### Short task
Leaving the pictures out, print the lines from the first line of the listing through the line containing "line width=0.55pt, minimum", exactly as they read, and no others.

### Plotting code records

+ + + +

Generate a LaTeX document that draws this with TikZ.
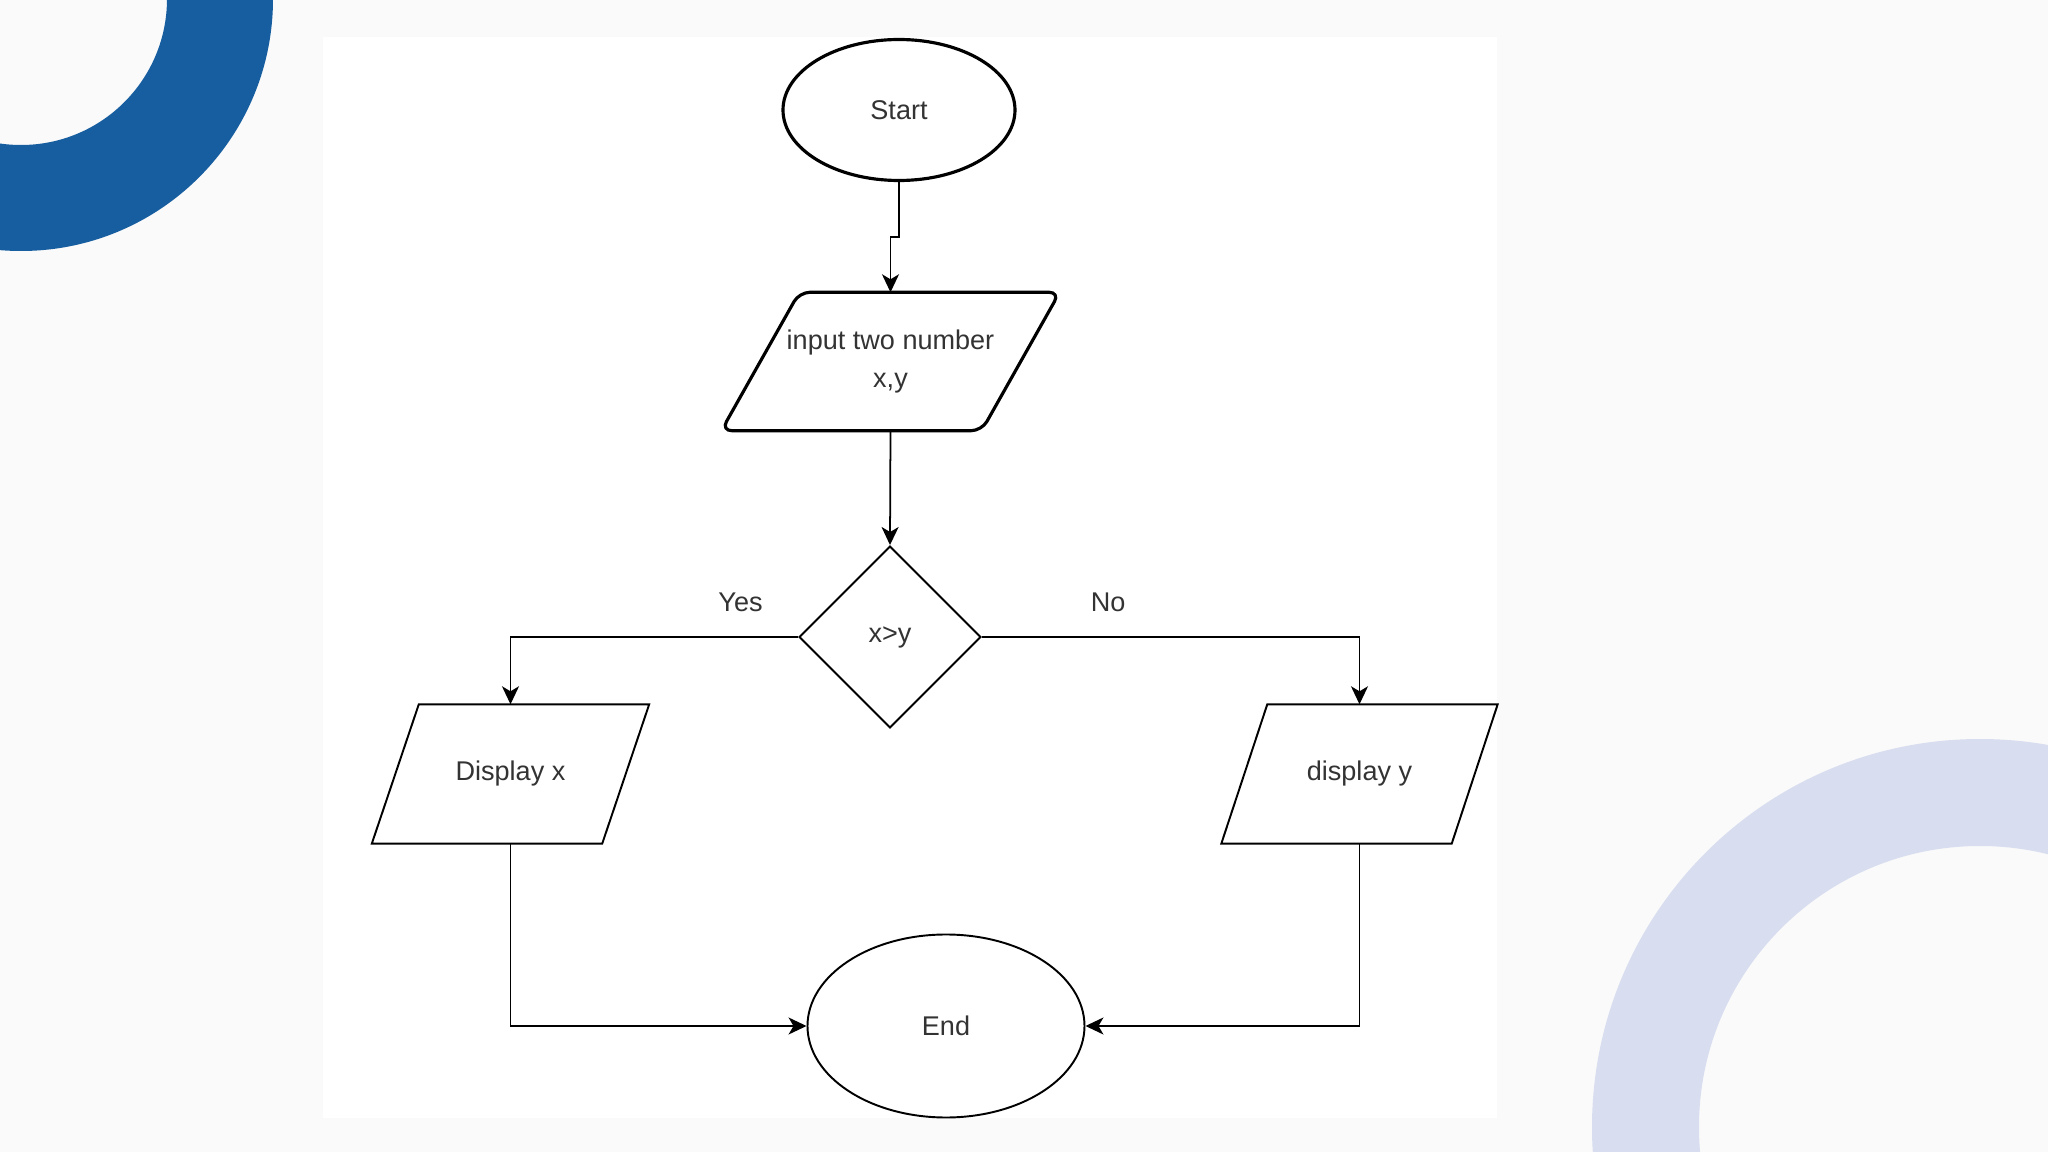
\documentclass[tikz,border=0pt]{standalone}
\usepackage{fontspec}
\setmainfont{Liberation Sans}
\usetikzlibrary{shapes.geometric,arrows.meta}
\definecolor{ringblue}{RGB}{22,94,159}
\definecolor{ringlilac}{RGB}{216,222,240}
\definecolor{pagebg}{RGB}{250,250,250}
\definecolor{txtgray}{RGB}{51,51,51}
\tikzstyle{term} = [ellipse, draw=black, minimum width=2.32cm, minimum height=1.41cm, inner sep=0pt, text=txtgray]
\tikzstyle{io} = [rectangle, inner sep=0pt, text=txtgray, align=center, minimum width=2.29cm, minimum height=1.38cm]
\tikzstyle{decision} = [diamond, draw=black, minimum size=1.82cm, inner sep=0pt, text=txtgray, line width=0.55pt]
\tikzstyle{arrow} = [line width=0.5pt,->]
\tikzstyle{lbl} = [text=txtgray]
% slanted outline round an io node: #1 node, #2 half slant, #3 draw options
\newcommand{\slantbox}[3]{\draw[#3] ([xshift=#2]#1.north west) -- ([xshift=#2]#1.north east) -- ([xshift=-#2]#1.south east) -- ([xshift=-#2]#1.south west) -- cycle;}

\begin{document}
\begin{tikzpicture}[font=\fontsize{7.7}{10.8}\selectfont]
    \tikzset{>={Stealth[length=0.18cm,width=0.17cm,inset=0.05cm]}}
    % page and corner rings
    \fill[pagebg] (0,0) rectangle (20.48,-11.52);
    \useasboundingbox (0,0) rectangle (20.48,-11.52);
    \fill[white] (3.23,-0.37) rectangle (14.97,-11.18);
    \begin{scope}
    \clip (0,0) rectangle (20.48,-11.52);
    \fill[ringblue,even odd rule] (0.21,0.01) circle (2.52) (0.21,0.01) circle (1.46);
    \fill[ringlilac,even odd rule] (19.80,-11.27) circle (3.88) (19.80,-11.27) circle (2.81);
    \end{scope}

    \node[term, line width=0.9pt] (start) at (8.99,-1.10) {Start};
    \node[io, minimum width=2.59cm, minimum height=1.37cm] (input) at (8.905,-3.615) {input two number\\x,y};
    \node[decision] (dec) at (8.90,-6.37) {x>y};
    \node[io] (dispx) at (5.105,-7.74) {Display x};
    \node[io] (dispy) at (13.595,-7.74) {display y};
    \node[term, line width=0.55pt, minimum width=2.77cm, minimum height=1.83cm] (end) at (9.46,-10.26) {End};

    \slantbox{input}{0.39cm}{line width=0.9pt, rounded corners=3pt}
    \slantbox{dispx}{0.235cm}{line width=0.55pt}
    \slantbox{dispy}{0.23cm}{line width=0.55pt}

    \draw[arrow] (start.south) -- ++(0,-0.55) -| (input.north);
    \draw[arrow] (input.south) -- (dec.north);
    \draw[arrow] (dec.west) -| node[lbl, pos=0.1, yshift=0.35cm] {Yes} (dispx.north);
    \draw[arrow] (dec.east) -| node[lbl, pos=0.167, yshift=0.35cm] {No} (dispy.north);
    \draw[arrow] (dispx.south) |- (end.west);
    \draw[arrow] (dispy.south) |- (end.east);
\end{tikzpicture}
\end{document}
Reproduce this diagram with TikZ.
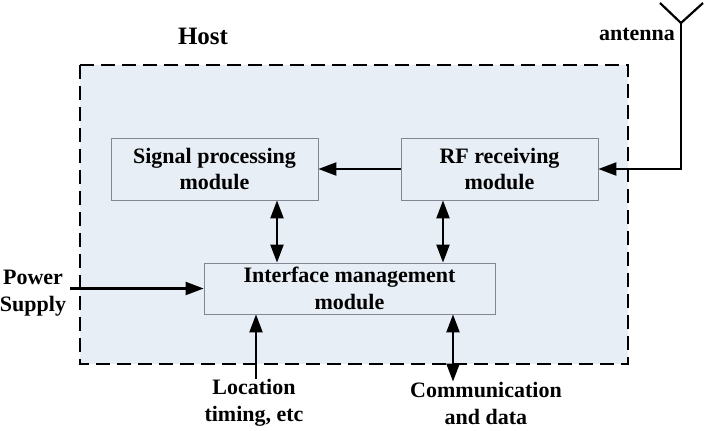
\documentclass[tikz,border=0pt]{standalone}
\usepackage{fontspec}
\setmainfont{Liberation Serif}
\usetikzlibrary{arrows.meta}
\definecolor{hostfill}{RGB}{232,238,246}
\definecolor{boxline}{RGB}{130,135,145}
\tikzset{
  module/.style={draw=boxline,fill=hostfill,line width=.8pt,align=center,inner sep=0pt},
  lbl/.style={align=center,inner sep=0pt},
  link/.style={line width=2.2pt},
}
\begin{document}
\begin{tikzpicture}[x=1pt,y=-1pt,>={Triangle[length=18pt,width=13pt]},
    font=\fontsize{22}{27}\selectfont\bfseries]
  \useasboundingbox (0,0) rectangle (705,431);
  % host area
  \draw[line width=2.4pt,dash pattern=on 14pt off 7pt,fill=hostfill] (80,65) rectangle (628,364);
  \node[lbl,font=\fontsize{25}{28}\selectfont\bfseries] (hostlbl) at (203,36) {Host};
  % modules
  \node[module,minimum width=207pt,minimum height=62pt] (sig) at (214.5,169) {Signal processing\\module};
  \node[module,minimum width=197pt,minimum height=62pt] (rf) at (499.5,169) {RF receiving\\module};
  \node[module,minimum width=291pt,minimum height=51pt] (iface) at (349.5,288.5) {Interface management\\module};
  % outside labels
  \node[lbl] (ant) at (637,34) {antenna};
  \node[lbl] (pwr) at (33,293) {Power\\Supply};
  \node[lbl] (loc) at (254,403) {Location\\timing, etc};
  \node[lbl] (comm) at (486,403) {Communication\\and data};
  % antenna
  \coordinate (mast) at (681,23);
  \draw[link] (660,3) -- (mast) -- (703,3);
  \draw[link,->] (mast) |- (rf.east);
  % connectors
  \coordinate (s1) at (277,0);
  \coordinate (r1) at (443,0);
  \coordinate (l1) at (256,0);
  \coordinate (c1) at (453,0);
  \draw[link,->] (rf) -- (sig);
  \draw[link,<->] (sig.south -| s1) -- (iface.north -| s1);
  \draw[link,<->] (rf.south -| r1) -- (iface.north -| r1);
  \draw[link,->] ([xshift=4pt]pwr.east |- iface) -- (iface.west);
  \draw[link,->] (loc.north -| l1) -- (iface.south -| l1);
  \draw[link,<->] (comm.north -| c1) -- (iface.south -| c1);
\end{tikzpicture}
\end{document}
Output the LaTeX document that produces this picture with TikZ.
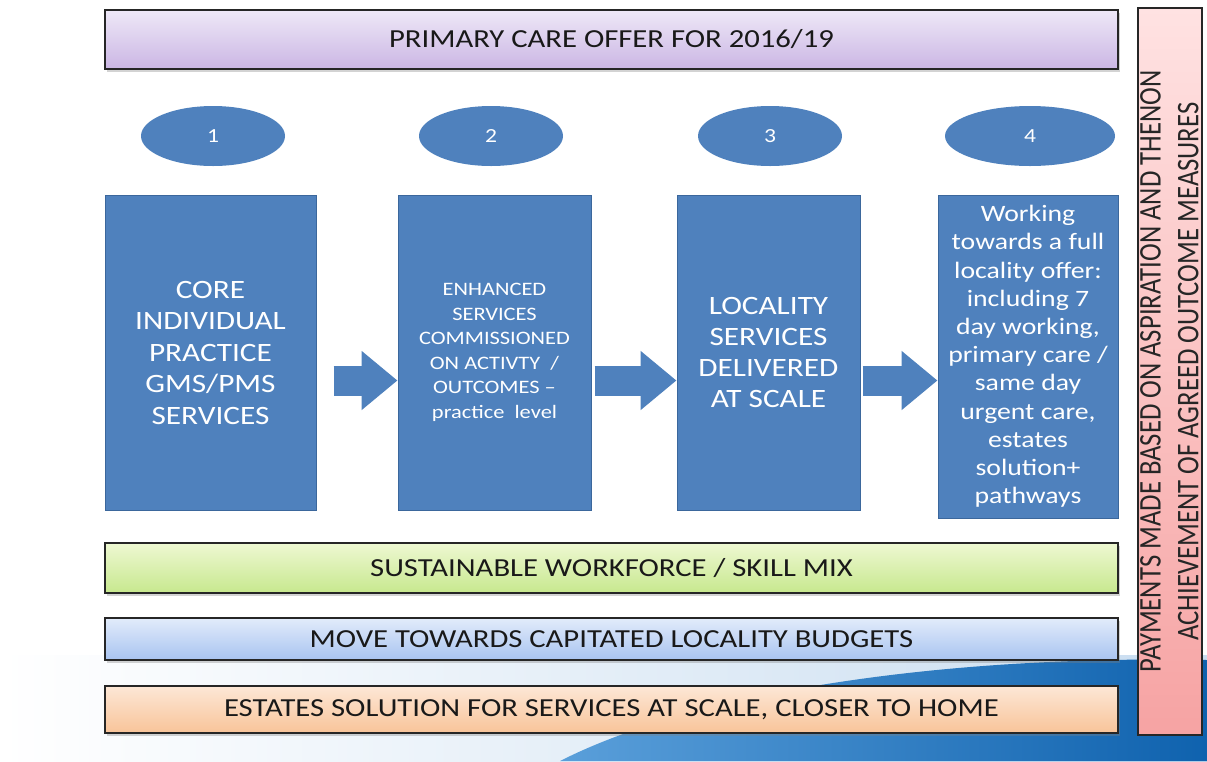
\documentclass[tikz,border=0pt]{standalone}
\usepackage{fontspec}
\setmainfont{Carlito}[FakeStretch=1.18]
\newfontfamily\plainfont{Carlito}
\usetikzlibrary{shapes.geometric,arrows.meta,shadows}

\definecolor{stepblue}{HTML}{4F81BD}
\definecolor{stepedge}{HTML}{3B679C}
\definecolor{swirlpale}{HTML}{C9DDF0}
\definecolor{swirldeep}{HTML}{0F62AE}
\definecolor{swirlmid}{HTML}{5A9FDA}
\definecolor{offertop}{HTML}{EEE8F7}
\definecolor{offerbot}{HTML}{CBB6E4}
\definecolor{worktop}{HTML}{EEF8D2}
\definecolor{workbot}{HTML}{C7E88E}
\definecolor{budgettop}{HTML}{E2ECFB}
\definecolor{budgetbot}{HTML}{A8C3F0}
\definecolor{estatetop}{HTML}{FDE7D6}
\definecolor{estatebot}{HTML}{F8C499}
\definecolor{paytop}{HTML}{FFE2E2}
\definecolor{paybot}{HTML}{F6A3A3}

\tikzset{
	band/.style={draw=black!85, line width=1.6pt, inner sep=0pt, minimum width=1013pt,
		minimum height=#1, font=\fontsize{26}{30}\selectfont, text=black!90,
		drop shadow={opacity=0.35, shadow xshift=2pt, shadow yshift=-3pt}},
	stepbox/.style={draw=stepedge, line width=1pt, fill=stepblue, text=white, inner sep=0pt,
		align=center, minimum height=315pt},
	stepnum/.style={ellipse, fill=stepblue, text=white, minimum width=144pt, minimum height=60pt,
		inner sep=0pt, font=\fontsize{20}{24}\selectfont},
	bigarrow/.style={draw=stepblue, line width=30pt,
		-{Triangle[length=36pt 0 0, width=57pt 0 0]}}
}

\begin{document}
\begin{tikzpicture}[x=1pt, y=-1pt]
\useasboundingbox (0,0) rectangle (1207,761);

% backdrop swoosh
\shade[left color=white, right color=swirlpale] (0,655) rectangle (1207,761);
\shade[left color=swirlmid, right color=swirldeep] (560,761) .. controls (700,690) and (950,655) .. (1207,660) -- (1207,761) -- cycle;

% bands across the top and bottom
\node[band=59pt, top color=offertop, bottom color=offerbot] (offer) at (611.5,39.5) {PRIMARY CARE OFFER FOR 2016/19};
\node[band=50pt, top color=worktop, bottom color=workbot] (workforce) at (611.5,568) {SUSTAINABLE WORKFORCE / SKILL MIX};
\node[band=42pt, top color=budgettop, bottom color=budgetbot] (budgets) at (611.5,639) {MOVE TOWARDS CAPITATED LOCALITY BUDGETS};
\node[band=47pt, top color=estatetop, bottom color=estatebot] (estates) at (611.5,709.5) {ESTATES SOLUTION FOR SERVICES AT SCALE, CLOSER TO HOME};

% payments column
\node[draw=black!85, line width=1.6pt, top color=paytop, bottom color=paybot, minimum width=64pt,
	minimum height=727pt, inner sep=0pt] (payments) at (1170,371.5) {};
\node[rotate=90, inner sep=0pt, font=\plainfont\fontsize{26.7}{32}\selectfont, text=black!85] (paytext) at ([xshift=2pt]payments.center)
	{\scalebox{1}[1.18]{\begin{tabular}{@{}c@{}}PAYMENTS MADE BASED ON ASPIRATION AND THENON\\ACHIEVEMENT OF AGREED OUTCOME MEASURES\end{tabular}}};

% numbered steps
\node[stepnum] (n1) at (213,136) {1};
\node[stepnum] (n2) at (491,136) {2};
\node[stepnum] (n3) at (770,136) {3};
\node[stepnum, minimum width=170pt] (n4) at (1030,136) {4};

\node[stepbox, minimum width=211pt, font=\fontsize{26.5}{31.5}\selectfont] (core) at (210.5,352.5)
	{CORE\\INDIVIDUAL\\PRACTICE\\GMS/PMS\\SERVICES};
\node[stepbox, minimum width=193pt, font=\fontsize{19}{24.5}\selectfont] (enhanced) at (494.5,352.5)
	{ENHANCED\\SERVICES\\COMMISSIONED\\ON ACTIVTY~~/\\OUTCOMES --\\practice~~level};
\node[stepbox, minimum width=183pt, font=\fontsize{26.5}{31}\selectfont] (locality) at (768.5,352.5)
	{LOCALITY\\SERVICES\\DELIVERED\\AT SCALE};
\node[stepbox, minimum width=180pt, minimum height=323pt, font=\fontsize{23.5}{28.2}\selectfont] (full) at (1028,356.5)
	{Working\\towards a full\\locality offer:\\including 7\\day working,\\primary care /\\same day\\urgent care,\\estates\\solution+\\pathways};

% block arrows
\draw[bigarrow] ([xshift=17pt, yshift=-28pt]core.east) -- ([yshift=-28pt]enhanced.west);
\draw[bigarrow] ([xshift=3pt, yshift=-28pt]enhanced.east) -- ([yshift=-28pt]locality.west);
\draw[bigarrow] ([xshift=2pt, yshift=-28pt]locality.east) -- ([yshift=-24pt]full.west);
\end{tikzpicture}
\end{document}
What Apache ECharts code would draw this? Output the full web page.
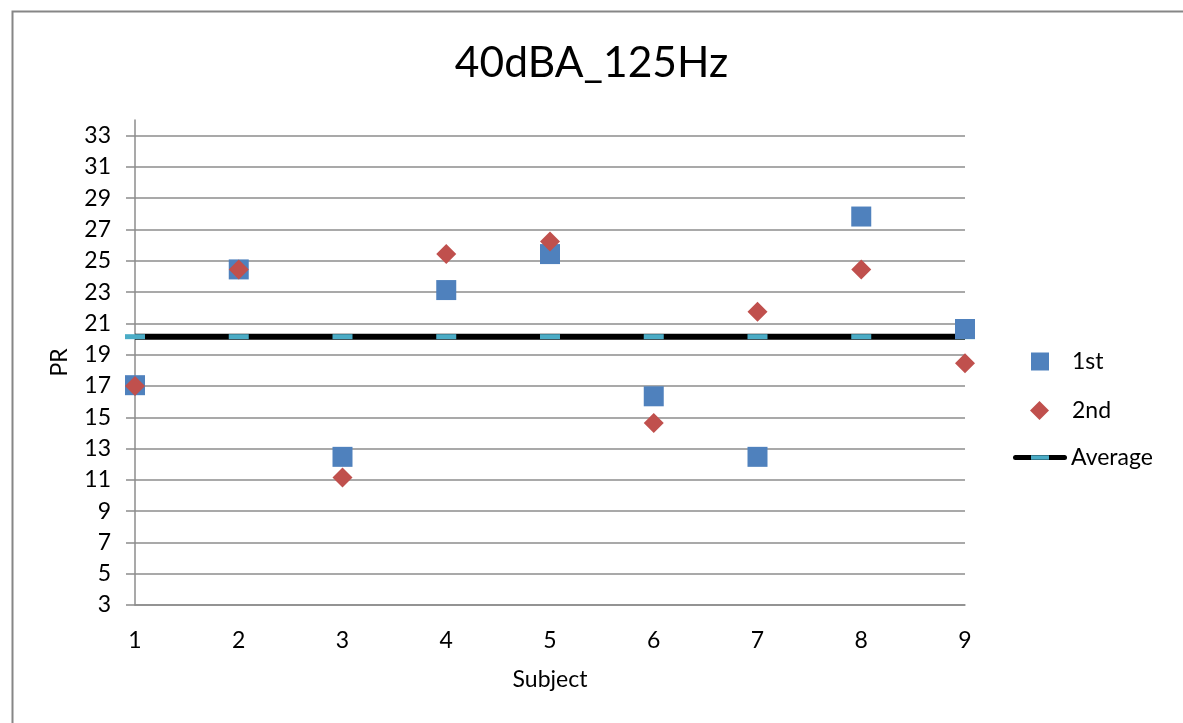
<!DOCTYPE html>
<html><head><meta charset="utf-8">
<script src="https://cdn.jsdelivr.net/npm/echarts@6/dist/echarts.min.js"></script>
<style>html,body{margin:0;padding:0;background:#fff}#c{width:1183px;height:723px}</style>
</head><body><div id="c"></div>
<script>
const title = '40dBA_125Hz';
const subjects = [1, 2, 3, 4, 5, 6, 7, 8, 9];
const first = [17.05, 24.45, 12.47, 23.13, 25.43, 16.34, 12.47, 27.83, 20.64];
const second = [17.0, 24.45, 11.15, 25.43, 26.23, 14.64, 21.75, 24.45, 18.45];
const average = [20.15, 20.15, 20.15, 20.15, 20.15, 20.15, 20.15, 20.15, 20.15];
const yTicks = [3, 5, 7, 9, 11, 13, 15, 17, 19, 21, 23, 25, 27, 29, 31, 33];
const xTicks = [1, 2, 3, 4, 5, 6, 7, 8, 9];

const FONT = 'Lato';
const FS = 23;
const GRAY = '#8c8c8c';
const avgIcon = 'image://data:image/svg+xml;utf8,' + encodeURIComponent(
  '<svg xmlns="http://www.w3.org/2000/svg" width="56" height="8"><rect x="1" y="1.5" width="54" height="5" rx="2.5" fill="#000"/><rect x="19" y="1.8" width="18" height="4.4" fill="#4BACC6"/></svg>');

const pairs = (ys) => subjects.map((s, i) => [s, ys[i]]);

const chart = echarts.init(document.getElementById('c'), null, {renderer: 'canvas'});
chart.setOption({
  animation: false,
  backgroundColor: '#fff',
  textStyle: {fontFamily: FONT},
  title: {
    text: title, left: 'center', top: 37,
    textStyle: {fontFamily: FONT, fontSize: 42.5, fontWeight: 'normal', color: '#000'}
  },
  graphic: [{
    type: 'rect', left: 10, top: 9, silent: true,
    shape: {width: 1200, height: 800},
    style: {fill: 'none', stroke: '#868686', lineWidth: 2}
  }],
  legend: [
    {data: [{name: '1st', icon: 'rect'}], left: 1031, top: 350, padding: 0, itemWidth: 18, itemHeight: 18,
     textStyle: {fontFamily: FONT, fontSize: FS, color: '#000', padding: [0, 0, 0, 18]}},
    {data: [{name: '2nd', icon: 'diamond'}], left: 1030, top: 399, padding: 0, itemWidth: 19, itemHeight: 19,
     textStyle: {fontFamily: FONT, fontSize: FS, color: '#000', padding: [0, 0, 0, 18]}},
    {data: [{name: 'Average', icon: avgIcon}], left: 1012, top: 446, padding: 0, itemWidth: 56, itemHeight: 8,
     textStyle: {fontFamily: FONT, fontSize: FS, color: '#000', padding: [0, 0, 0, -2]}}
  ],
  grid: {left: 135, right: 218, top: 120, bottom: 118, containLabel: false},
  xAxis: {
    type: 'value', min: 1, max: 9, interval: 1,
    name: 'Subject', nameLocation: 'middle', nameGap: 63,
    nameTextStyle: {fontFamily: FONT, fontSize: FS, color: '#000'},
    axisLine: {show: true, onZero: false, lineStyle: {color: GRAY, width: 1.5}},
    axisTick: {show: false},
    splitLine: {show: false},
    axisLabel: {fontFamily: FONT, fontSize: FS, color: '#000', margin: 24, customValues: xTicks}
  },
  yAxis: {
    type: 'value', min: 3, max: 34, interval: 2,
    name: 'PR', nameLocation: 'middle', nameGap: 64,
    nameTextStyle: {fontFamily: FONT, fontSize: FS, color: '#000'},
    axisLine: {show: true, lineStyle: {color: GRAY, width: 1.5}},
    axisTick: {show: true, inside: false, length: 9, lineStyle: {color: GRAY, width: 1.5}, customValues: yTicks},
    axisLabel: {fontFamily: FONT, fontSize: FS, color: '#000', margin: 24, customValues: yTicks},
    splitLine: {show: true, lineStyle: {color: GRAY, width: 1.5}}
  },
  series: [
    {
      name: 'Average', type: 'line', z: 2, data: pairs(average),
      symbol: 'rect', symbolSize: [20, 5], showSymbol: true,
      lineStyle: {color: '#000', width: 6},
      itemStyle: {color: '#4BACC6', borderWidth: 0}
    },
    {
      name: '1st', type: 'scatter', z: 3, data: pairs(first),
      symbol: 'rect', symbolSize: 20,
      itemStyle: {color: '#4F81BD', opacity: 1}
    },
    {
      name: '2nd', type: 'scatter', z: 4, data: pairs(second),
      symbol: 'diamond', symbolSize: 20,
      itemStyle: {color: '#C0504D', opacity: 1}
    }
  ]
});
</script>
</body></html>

+ + + +

### Written answer
Generate a LaTeX document that draws this with TikZ.
\documentclass[tikz,border=0pt]{standalone}
\usepackage{fontspec}
\setmainfont{Liberation Sans}
\usetikzlibrary{shapes.geometric,arrows.meta}
\definecolor{ringblue}{RGB}{22,94,159}
\definecolor{ringlilac}{RGB}{216,222,240}
\definecolor{pagebg}{RGB}{250,250,250}
\definecolor{txtgray}{RGB}{51,51,51}
\tikzstyle{term} = [ellipse, draw=black, minimum width=2.32cm, minimum height=1.41cm, inner sep=0pt, text=txtgray]
\tikzstyle{io} = [rectangle, inner sep=0pt, text=txtgray, align=center, minimum width=2.29cm, minimum height=1.38cm]
\tikzstyle{decision} = [diamond, draw=black, minimum size=1.82cm, inner sep=0pt, text=txtgray, line width=0.55pt]
\tikzstyle{arrow} = [line width=0.5pt,->]
\tikzstyle{lbl} = [text=txtgray]
% slanted outline round an io node: #1 node, #2 half slant, #3 draw options
\newcommand{\slantbox}[3]{\draw[#3] ([xshift=#2]#1.north west) -- ([xshift=#2]#1.north east) -- ([xshift=-#2]#1.south east) -- ([xshift=-#2]#1.south west) -- cycle;}

\begin{document}
\begin{tikzpicture}[font=\fontsize{7.7}{10.8}\selectfont]
    \tikzset{>={Stealth[length=0.18cm,width=0.17cm,inset=0.05cm]}}
    % page and corner rings
    \fill[pagebg] (0,0) rectangle (20.48,-11.52);
    \useasboundingbox (0,0) rectangle (20.48,-11.52);
    \fill[white] (3.23,-0.37) rectangle (14.97,-11.18);
    \begin{scope}
    \clip (0,0) rectangle (20.48,-11.52);
    \fill[ringblue,even odd rule] (0.21,0.01) circle (2.52) (0.21,0.01) circle (1.46);
    \fill[ringlilac,even odd rule] (19.80,-11.27) circle (3.88) (19.80,-11.27) circle (2.81);
    \end{scope}

    \node[term, line width=0.9pt] (start) at (8.99,-1.10) {Start};
    \node[io, minimum width=2.59cm, minimum height=1.37cm] (input) at (8.905,-3.615) {input two number\\x,y};
    \node[decision] (dec) at (8.90,-6.37) {x>y};
    \node[io] (dispx) at (5.105,-7.74) {Display x};
    \node[io] (dispy) at (13.595,-7.74) {display y};
    \node[term, line width=0.55pt, minimum width=2.77cm, minimum height=1.83cm] (end) at (9.46,-10.26) {End};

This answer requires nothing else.